After her father’s death, Liu was first recommended to get involved with the Autism & Grief Project by Dr. Ricki Robinson, a pediatrician based in La Cañada Flintridge who also serves on the project advisory board. 

Dr. Robinson said that once her clinic started seeing more autistic children, she was struck by how “underrepresented they were in a textbook of pediatrics,” and how children with developmental disabilities, including autism, often have “huge” medical and mental needs “not being addressed.” Robinson then switched to specializing in autistic children, providing a “whole child approach” that addressed children’s full development and medical care.

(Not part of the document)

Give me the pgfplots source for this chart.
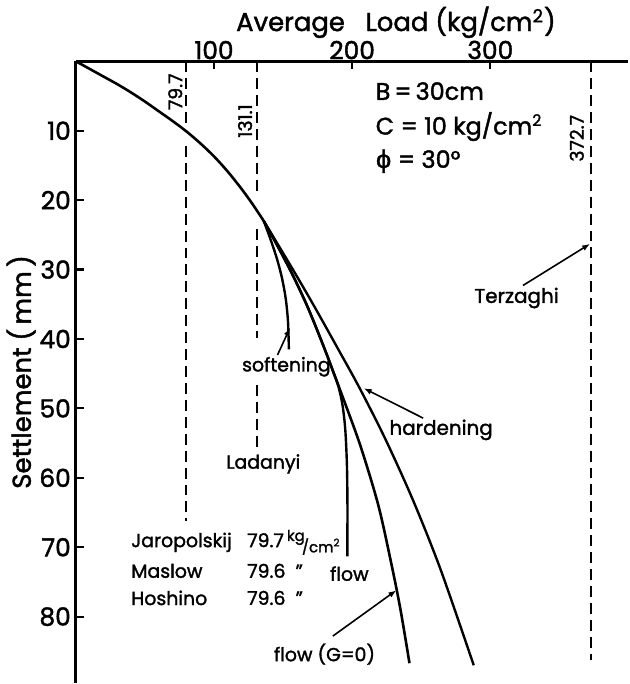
\documentclass[border=0pt]{standalone}
\usepackage{fontspec}
\setmainfont{Poppins}[FakeBold=1.6]
\newfontfamily\grk{DejaVu Sans}[FakeBold=1.6]
\usepackage{pgfplots}
\pgfplotsset{compat=1.18}
\usetikzlibrary{arrows.meta}
\begin{document}
\begin{tikzpicture}
\begin{axis}[
  width=277.5pt, height=312pt, scale only axis,
  xmin=0, xmax=400, ymin=0, ymax=89.5,
  y dir=reverse,
  axis x line*=top, axis y line*=left,
  axis line style={-, line width=1.4pt},
  xtick={100,200,300}, ytick={10,20,30,40,50,60,70,80},
  tick align=inside,
  major tick length=4pt,
  tick style={line width=1.1pt, black},
  /pgf/number format/assume math mode=true,
  tick label style={font=\fontsize{12.5}{13}\selectfont},
  xticklabel style={yshift=-2.5pt},
  yticklabel style={xshift=1pt},
  xlabel={Average\ \ \ Load\ (kg/cm\textsuperscript{2})},
  ylabel={Settlement\ (\,mm\,)},
  label style={font=\fontsize{13}{14}\selectfont},
  xlabel style={xshift=22pt, yshift=-5.5pt},
  ylabel style={yshift=-5pt},
  clip=false,
]
% dashed reference lines
\addplot[black, line width=1.15pt, dash pattern=on 5.5pt off 3pt] coordinates {(79.7,0) (79.7,9.2)};
\addplot[black, line width=1.15pt, dash pattern=on 5.5pt off 3pt] coordinates {(79.7,12.2) (79.7,66.2)};
\addplot[black, line width=1.15pt, dash pattern=on 5.5pt off 3pt] coordinates {(131.1,0) (131.1,19.2)};
\addplot[black, line width=1.15pt, dash pattern=on 5.5pt off 3pt] coordinates {(131.1,24.2) (131.1,39.8)};
\addplot[black, line width=1.15pt, dash pattern=on 5.5pt off 3pt] coordinates {(131.1,46.7) (131.1,56.1)};
\addplot[black, line width=1.15pt, dash pattern=on 5.5pt off 3pt] coordinates {(372.7,0) (372.7,86.3)};
% common curve
\addplot[black, line width=1.3pt, smooth] coordinates {(0,0) (10,1.1) (20,2.2) (30,3.3) (40,4.5) (50,5.8) (60,7.2) (70,8.6) (80,10.1) (90,11.8) (100,13.7) (110,15.9) (120,18.4) (128,20.6) (136,23.0)};
% softening
\addplot[black, line width=1.2pt, smooth] coordinates {(136,23.0) (141,25.7) (145.5,28.4) (149.3,31.3) (152,34.3) (153.6,37.6) (154.2,41.5)};
% flow (G=0)
\addplot[black, line width=1.3pt, smooth] coordinates {(136,23.0) (146,26.6) (157,30.8) (168,35.5) (180,41.4) (192.3,47.9) (206,55.4) (219,64) (228.6,72.6) (235,79) (241.5,86.7)};
% flow
\addplot[black, line width=1.2pt, smooth] coordinates {(136,23.0) (146,26.6) (157,30.8) (168,35.5) (180,41.4) (186,44.6) (190,46.8) (193,49.5) (195,53) (196.2,58) (196.6,64) (196.5,71.3)};
% hardening
\addplot[black, line width=1.2pt, smooth] coordinates {(136,23.0) (146,26.3) (158,30.3) (172.3,35.2) (189.7,41.4) (205.2,47) (224,54.4) (244,63.2) (264,73.2) (288,87)};

% rotated value labels
\node[rotate=90, font=\fontsize{9.5}{10}\selectfont] at (axis cs:72,4.4) {79.7};
\node[rotate=90, font=\fontsize{9.5}{10}\selectfont] at (axis cs:122.5,8.6) {131.1};
\node[rotate=90, font=\fontsize{9.5}{10}\selectfont] at (axis cs:362.6,11.1) {372.7};

% parameters
\node[anchor=west, font=\fontsize{12}{13}\selectfont] at (axis cs:212,4.3) {B\,=\,30cm};
\node[anchor=west, font=\fontsize{12}{13}\selectfont] at (axis cs:212,9.4) {C = 10 kg/cm\textsuperscript{2}};
\node[anchor=west, font=\fontsize{12}{13}\selectfont] at (axis cs:212,14.4) {{\grk ϕ} = 30°};

% curve labels and arrows
\node[font=\fontsize{10}{11}\selectfont] at (axis cs:319,34.1) {Terzaghi};
\draw[-{Latex[length=4pt,width=3pt]}, line width=0.8pt] (axis cs:323.6,32.3) -- (axis cs:372.2,26.3);
\node[font=\fontsize{9.5}{10}\selectfont] at (axis cs:152.4,44) {softening};
\draw[-{Latex[length=4pt,width=3pt]}, line width=0.8pt] (axis cs:146,42.3) -- (axis cs:155,38.4);
\node[font=\fontsize{9.5}{10}\selectfont] at (axis cs:135.7,58) {Ladanyi};
\node[font=\fontsize{10}{11}\selectfont] at (axis cs:264.4,53.1) {hardening};
\draw[-{Latex[length=4pt,width=3pt]}, line width=0.8pt] (axis cs:251.4,51.4) -- (axis cs:208.4,47.1);
\node[font=\fontsize{9.5}{10}\selectfont] at (axis cs:198,73.8) {flow};
\node[font=\fontsize{9.5}{10}\selectfont] at (axis cs:180,85.4) {flow (G=0)};
\draw[-{Latex[length=4pt,width=3pt]}, line width=0.8pt] (axis cs:186,82.8) -- (axis cs:232,76.2);

% table of values
\node[anchor=west, font=\fontsize{9.5}{10}\selectfont] at (axis cs:35,69.3) {Jaropolskij};
\node[anchor=west, font=\fontsize{9.5}{10}\selectfont] at (axis cs:35,73.4) {Maslow};
\node[anchor=west, font=\fontsize{9.5}{10}\selectfont] at (axis cs:35,77.3) {Hoshino};
\node[anchor=west, font=\fontsize{9.5}{10}\selectfont] at (axis cs:119,69.3) {79.7\,\raisebox{0.6ex}{\fontsize{7.5}{7.5}\selectfont kg}\kern-0.15em\raisebox{-0.5ex}{\fontsize{7.5}{7.5}\selectfont /cm\textsuperscript{2}}};
\node[anchor=west, font=\fontsize{9.5}{10}\selectfont] at (axis cs:119,73.4) {79.6\ \ "};
\node[anchor=west, font=\fontsize{9.5}{10}\selectfont] at (axis cs:119,77.3) {79.6\ \ "};
\end{axis}
\end{tikzpicture}
\end{document}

She said the Autism & Grief Project is unique because it involves diverse, autistic voices and perspectives. The bilingual website — which has resources and a grief glossary for adults, family and friends, faith leaders and health professionals — includes videos of autistic people sharing their stories. The project is unique because of how it centers people with autism and their stories, Robinson said.

“Instead of us speaking for autistic people, they get to speak about what their experiences were,” Robinson said. “One of our tenets in this project is that we’re going to presume competence and include them in hard conversations.”

Some common themes that can happen to people with autism, who are also grieving loss, include being left out from decision-making about the funeral, generally excluded from plans, and having difficulty expressing emotions, Robinson said. Others may not understand that neurodiversity could make grieving look different.

“Grief is universal. I call it ‘the great leveler,’” Robinson said. “Grief affects every individual differently. Autistic people are usually misinterpreted and not communicated with because people think they aren’t going to understand.”

Robinson thought Liu would be a good match for the project because of her lived experience, as someone with autism who experienced a huge loss. Her pursuit of writing as a career was also a standout.

Liu, for her part, shared that people have perceived her as being “incapable,” having assumptions of autistic people being “a monolith.” She is set to graduate from Whittier College this May with a Bachelor’s degree in English.

Liu hopes that her ongoing work with the Autism & Grief Project can help change the narrative on people with autism, as well as help those with developmental disabilities, and their loved ones, process grief.

“(Neurotypical people) assume we have cognitive challenges, which many of us do not. We may show emotional affect differently, react differently, or have less control over facial expressions or body movements, but we are sentient…thinking individuals who should be treated as such,” she said.  “People need to assume our competence, not our incompetence.